What to do instead: Design for poka-yoke, mistake-proofing. Every part should only fit one way. Use asymmetric features (a notch, a chamfer, or a differently sized boss) so that a component cannot be inserted in the wrong orientation. Minimize fastener types, ideally using one screw type for the entire assembly. Sequence the assembly so that each step naturally positions the next component. Design snap fits with generous lead-in chamfers so parts guide themselves into position. And test your assembly process by having someone who didn't design the product assemble it from written instructions alone. Every point where they hesitate, make an error, or ask a question is a point where your production line will lose time and produce defects.
Every one of these mistakes has the same root cause: the gap between prototype and production. 3D printing and bench prototyping are extraordinary tools for validating form, fit, and function, but they teach you nothing about manufacturability. The physics of injection molding, the statistics of tolerance variation, the ergonomics of assembly, and the economics of material selection are invisible until you're spending real money on real tooling.
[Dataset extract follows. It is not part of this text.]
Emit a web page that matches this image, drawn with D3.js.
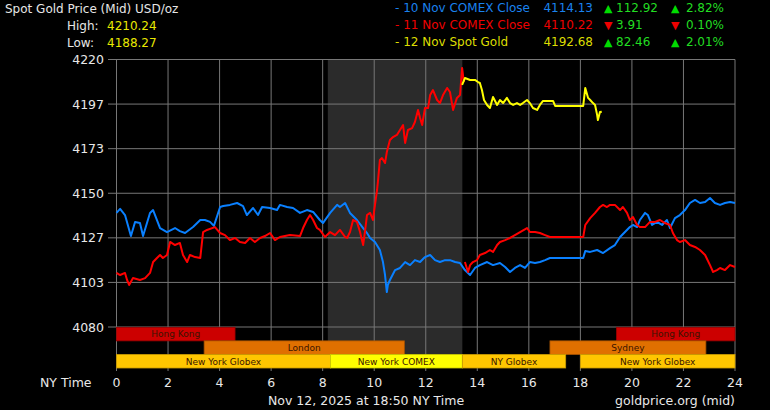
<!DOCTYPE html>
<html><head><meta charset="utf-8">
<script src="https://cdn.jsdelivr.net/npm/d3@7"></script>
<style>
html,body{margin:0;padding:0;background:#000;}
svg{display:block;}
text{font-family:"DejaVu Sans",sans-serif;}
</style></head><body>
<svg id="c" width="770" height="410"></svg>
<script>
// ---------- DATA ----------
const blueHours=[0,0.14,0.33,0.56,0.72,0.91,1.03,1.30,1.42,1.69,1.96,2.27,2.46,2.66,2.97,3.25,3.43,3.63,3.78,4.02,4.14,4.40,4.68,4.91,5.06,5.30,5.49,5.65,5.96,6.23,6.34,6.62,6.85,7.12,7.39,7.63,7.89,8.01,8.29,8.56,8.67,8.87,9.06,9.33,9.57,9.72,9.84,10.03,10.22,10.34,10.42,10.49,10.53,10.61,10.81,11.00,11.20,11.39,11.58,11.78,11.97,12.17,12.36,12.55,12.75,12.94,13.14,13.33,13.52,13.72,13.91,14.10,14.38,14.61,14.88,15.08,15.27,15.46,15.66,15.85,16.04,16.24,16.43,16.63,16.82,18.11,18.19,18.38,18.65,18.88,19.15,19.34,19.54,19.73,19.92,20.04,20.20,20.31,20.51,20.62,20.78,20.97,21.17,21.36,21.48,21.67,21.86,22.06,22.25,22.45,22.64,22.84,23.03,23.22,23.42,23.61,23.81,24.0];
const blueValues=[4139.7,4141.8,4138.6,4127.6,4135.0,4134.4,4127.6,4139.7,4141.2,4131.8,4129.7,4131.8,4130.2,4129.2,4132.3,4136.0,4136.0,4135.0,4132.9,4142.8,4143.3,4143.9,4144.9,4143.3,4138.6,4142.3,4138.6,4142.8,4142.3,4141.2,4143.9,4142.8,4142.3,4139.7,4141.2,4140.2,4136.0,4134.4,4139.7,4143.9,4142.8,4144.9,4139.7,4136.0,4131.8,4129.2,4126.6,4124.5,4120.3,4114.0,4107.2,4098.3,4102.0,4104.6,4109.8,4110.9,4114.0,4112.4,4115.0,4114.0,4116.6,4117.7,4115.0,4114.0,4115.0,4115.0,4114.0,4113.5,4109.8,4107.2,4110.9,4112.4,4114.0,4112.4,4113.5,4111.4,4108.8,4110.9,4112.4,4110.9,4114.0,4113.5,4114.0,4115.0,4116.1,4116.1,4119.8,4119.3,4120.3,4118.7,4121.3,4122.9,4127.1,4129.7,4132.3,4133.4,4132.3,4136.0,4139.7,4138.6,4133.4,4135.0,4133.4,4136.0,4131.8,4137.0,4138.6,4141.2,4144.9,4146.5,4144.9,4145.4,4147.5,4144.9,4143.9,4144.9,4145.4,4144.9];

const redDayHours=[0,0.14,0.33,0.41,0.49,0.64,0.91,1.11,1.30,1.42,1.57,1.69,1.80,1.96,2.08,2.27,2.46,2.58,2.74,2.85,3.05,3.25,3.36,3.51,3.82,4.02,4.21,4.40,4.60,4.79,4.99,5.18,5.37,5.57,5.76,5.96,6.15,6.34,6.73,7.12,7.24,7.39,7.51,7.63,7.78,7.89,8.09,8.29,8.48,8.67,8.87,8.95,9.06,9.18,9.33,9.45,9.57,9.65,9.72,9.84,9.95,10.03,10.11,10.15,10.22,10.30,10.42,10.49,10.61,10.73,10.88,11.00,11.12,11.20,11.31,11.47,11.58,11.70,11.78,11.86,11.97,12.09,12.17,12.28,12.44,12.55,12.67,12.83,12.94,13.06,13.21,13.33,13.41,13.48];
const redDayValues=[4108.3,4107.2,4108.3,4104.6,4102.0,4105.6,4104.6,4105.6,4108.3,4114.0,4116.1,4117.7,4116.1,4117.7,4124.5,4122.9,4124.0,4117.7,4114.0,4117.7,4116.6,4116.1,4129.7,4130.8,4132.3,4129.2,4128.1,4125.5,4126.6,4124.5,4124.0,4126.6,4124.5,4126.6,4127.6,4129.2,4125.5,4127.1,4128.1,4127.6,4131.8,4136.0,4138.6,4136.0,4131.8,4130.8,4127.1,4129.7,4128.1,4130.8,4127.1,4126.6,4129.7,4136.0,4135.0,4129.7,4122.9,4130.8,4138.6,4139.7,4136.0,4143.9,4151.7,4156.9,4167.4,4168.4,4165.8,4171.6,4177.9,4179.4,4180.5,4183.1,4185.7,4176.3,4183.1,4184.1,4187.3,4193.6,4189.4,4185.7,4194.6,4194.6,4201.4,4204.0,4198.8,4197.2,4201.4,4205.1,4203.0,4193.6,4199.9,4201.4,4215.6,4208.2];

const redEveHours=[13.52,13.64,13.72,13.83,13.99,14.10,14.30,14.49,14.61,14.77,14.88,15.08,15.27,15.46,15.66,15.93,16.04,16.24,16.43,16.63,16.82,18.11,18.19,18.38,18.57,18.76,18.88,19.03,19.15,19.34,19.54,19.65,19.81,19.92,20.04,20.20,20.31,20.51,20.70,20.90,21.09,21.28,21.48,21.59,21.75,21.86,22.06,22.25,22.45,22.64,22.84,23.03,23.15,23.30,23.42,23.61,23.81,24.0];
const redEveValues=[4114.0,4108.8,4112.4,4114.0,4115.0,4117.7,4118.7,4120.3,4119.3,4122.9,4124.5,4125.5,4126.6,4128.1,4129.7,4131.8,4129.7,4129.7,4129.2,4128.1,4127.1,4127.1,4133.4,4137.0,4139.7,4142.8,4143.9,4142.8,4143.9,4143.9,4141.2,4142.8,4139.7,4136.0,4137.6,4133.4,4132.3,4132.3,4135.0,4135.0,4136.0,4134.4,4133.4,4129.2,4125.5,4124.5,4125.5,4122.9,4121.9,4120.3,4117.7,4112.4,4108.8,4109.8,4110.9,4109.8,4112.4,4111.4];

const yellowHours=[13.41,13.52,13.72,13.91,14.03,14.10,14.18,14.26,14.38,14.49,14.61,14.77,14.88,15.00,15.15,15.27,15.39,15.54,15.66,15.77,15.93,16.04,16.16,16.32,16.43,16.55,16.94,17.02,18.11,18.19,18.30,18.38,18.49,18.57,18.65,18.68,18.76,18.83];
const yellowValues=[4206.7,4210.3,4209.3,4209.3,4208.2,4207.7,4204.0,4198.8,4196.2,4194.6,4200.4,4196.2,4198.8,4197.2,4199.9,4197.2,4196.2,4197.2,4196.2,4197.2,4198.8,4197.2,4194.6,4193.6,4196.2,4198.3,4198.3,4195.7,4195.7,4205.1,4199.9,4198.8,4197.2,4196.2,4191.0,4188.3,4192.5,4192.7];

const yTickLabels=["4080","4103","4127","4150","4173","4197","4220"];
const xTickLabels=["0","2","4","6","8","10","12","14","16","18","20","22","24"];

const sessionNames=["Hong Kong","Hong Kong","London","Sydney","New York Globex","New York COMEX","NY Globex","New York Globex"];
const sessionStarts=[0,19.4,3.4,16.82,0,8.3,13.42,18.0];
const sessionEnds=[4.6,24,11.17,22.87,8.3,13.42,17.43,24];
const sessionRows=[0,0,1,1,2,2,2,2];

const comexShade=[8.2,13.42];

const legendNames=["- 10 Nov COMEX Close","- 11 Nov COMEX Close","- 12 Nov Spot Gold"];
const legendPrices=["4114.13","4110.22","4192.68"];
const legendChanges=["112.92","3.91","82.46"];
const legendPercents=["2.82%","0.10%","2.01%"];
const legendUp=[true,false,true];

// ---------- STYLE ----------
const lineColors=["#0a80ff","#ff0000","#ffff00"];
const legendColors=["#1a82ee","#ee0000","#dddd00"];
const sessionFill={"Hong Kong":"#cc0000","London":"#e07000","Sydney":"#e07000","New York Globex":"#ffc600","NY Globex":"#ffc600","New York COMEX":"#ffff00"};
const sessionStroke={"Hong Kong":"#990000","London":"#a85400","Sydney":"#a85400","New York Globex":"#c89a00","NY Globex":"#c89a00","New York COMEX":"#c8c800"};

const svg=d3.select("#c");
svg.append("rect").attr("width",770).attr("height",410).attr("fill","#000");

const x=d3.scaleLinear().domain([0,24]).range([116.5,735]);
const y=d3.scaleLinear().domain([4080,4220]).range([327,59.5]);
const rowScale=d3.scaleBand().domain([0,1,2]).range([327.3,368]);

// COMEX shading
svg.append("rect").attr("x",x(comexShade[0])).attr("y",59.5)
  .attr("width",x(comexShade[1])-x(comexShade[0])).attr("height",368-59.5)
  .attr("fill","#2b2b2b");

// grid
const yTickVals=d3.range(7).map(i=>4080+i*140/6);
const gridColor="#777";
svg.append("g").selectAll("line").data(yTickVals).join("line")
  .attr("x1",108).attr("x2",735).attr("y1",d=>y(d)).attr("y2",d=>y(d))
  .attr("stroke",gridColor).attr("stroke-width",1);
const xTickVals=d3.range(0,25,2);
svg.append("g").selectAll("line").data(xTickVals).join("line")
  .attr("x1",d=>x(d)).attr("x2",d=>x(d)).attr("y1",59.5).attr("y2",371)
  .attr("stroke",gridColor).attr("stroke-width",1);

// y labels
svg.append("g").selectAll("text").data(yTickVals).join("text")
  .attr("x",104).attr("y",d=>y(d)+4.5).attr("text-anchor","end")
  .attr("fill","#e8e8e8").attr("font-size",12.5).text((d,i)=>yTickLabels[i]);
// x labels
svg.append("g").selectAll("text").data(xTickVals).join("text")
  .attr("x",d=>x(d)).attr("y",387).attr("text-anchor","middle")
  .attr("fill","#e8e8e8").attr("font-size",12.5).text((d,i)=>xTickLabels[i]);

// sessions
const sessions=sessionNames.map((n,i)=>({n,s:sessionStarts[i],e:sessionEnds[i],r:sessionRows[i]}));
const sg=svg.append("g");
sg.selectAll("rect").data(sessions).join("rect")
  .attr("x",d=>x(d.s)).attr("y",d=>rowScale(d.r))
  .attr("width",d=>x(d.e)-x(d.s)).attr("height",rowScale.bandwidth())
  .attr("fill",d=>sessionFill[d.n]).attr("stroke",d=>sessionStroke[d.n]).attr("stroke-width",0.8);
sg.selectAll("text").data(sessions).join("text")
  .attr("x",d=>(x(d.s)+x(d.e))/2).attr("y",d=>rowScale(d.r)+rowScale.bandwidth()/2+3.3)
  .attr("text-anchor","middle").attr("font-size",9).attr("fill","#3a1400").text(d=>d.n);

// lines
const line=d3.line().x(d=>x(d[0])).y(d=>y(d[1]));
function drawLine(hs,vs,color){
  svg.append("path").datum(hs.map((h,i)=>[h,vs[i]]))
    .attr("d",line).attr("fill","none").attr("stroke",color)
    .attr("stroke-width",2).attr("stroke-linejoin","round");
}
drawLine(blueHours,blueValues,lineColors[0]);
drawLine(redDayHours,redDayValues,lineColors[1]);
drawLine(redEveHours,redEveValues,lineColors[1]);
drawLine(yellowHours,yellowValues,lineColors[2]);

// header
svg.append("text").attr("x",5).attr("y",12.5).attr("fill","#e6e6e6").attr("font-size",12).text("Spot Gold Price (Mid) USD/oz");
svg.append("text").attr("x",67).attr("y",29.5).attr("fill","#e6e6e6").attr("font-size",12).text("High:");
svg.append("text").attr("x",107).attr("y",29.5).attr("fill","#e8e800").attr("font-size",12).text("4210.24");
svg.append("text").attr("x",67).attr("y",46.5).attr("fill","#e6e6e6").attr("font-size",12).text("Low:");
svg.append("text").attr("x",107).attr("y",46.5).attr("fill","#e8e800").attr("font-size",12).text("4188.27");

// legend
const lg=svg.append("g");
legendNames.forEach((n,i)=>{
  const by=11.5+i*17;
  lg.append("text").attr("x",395).attr("y",by).attr("fill",legendColors[i]).attr("font-size",12).text(n);
  lg.append("text").attr("x",593).attr("y",by).attr("text-anchor","end").attr("fill",legendColors[i]).attr("font-size",12).text(legendPrices[i]);
  const ac=legendUp[i]?"#00dd00":"#ee0000";
  lg.append("text").attr("x",604).attr("y",by).attr("fill",ac).attr("font-size",11).text(legendUp[i]?"▲":"▼");
  lg.append("text").attr("x",616).attr("y",by).attr("fill","#22dd22").attr("font-size",12).text(legendChanges[i]);
  lg.append("text").attr("x",671).attr("y",by).attr("fill",ac).attr("font-size",11).text(legendUp[i]?"▲":"▼");
  lg.append("text").attr("x",724).attr("y",by).attr("text-anchor","end").attr("fill","#22dd22").attr("font-size",12).text(legendPercents[i]);
});

// footer
svg.append("text").attr("x",40).attr("y",387).attr("fill","#e8e8e8").attr("font-size",12.5).text("NY Time");
svg.append("text").attr("x",268).attr("y",404.5).attr("fill","#e8e8e8").attr("font-size",12.5).text("Nov 12, 2025 at 18:50 NY Time");
svg.append("text").attr("x",735).attr("y",404.5).attr("text-anchor","end").attr("fill","#e8e8e8").attr("font-size",12.5).text("goldprice.org (mid)");
</script>
</body></html>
The cheapest time to catch these issues is before tooling, when they're still lines on a screen that can be moved, not steel in a mold that has to be recut. A DFM review at the CAD stage typically costs a few thousand dollars. Discovering the same issues after tooling costs tens of thousands in mold modifications, weeks of delay, and scrap parts you can't sell.
If your hardware startup is approaching its first production run and you haven't had an independent DFM review, that's the single highest-ROI investment you can make right now.
Francis Kalonji Mbuyamba is the founder of Mbuyamba Engineering, a mechanical and aerospace engineering consultancy specializing in DFM review, durability engineering, and independent technical advisory for companies building physical products.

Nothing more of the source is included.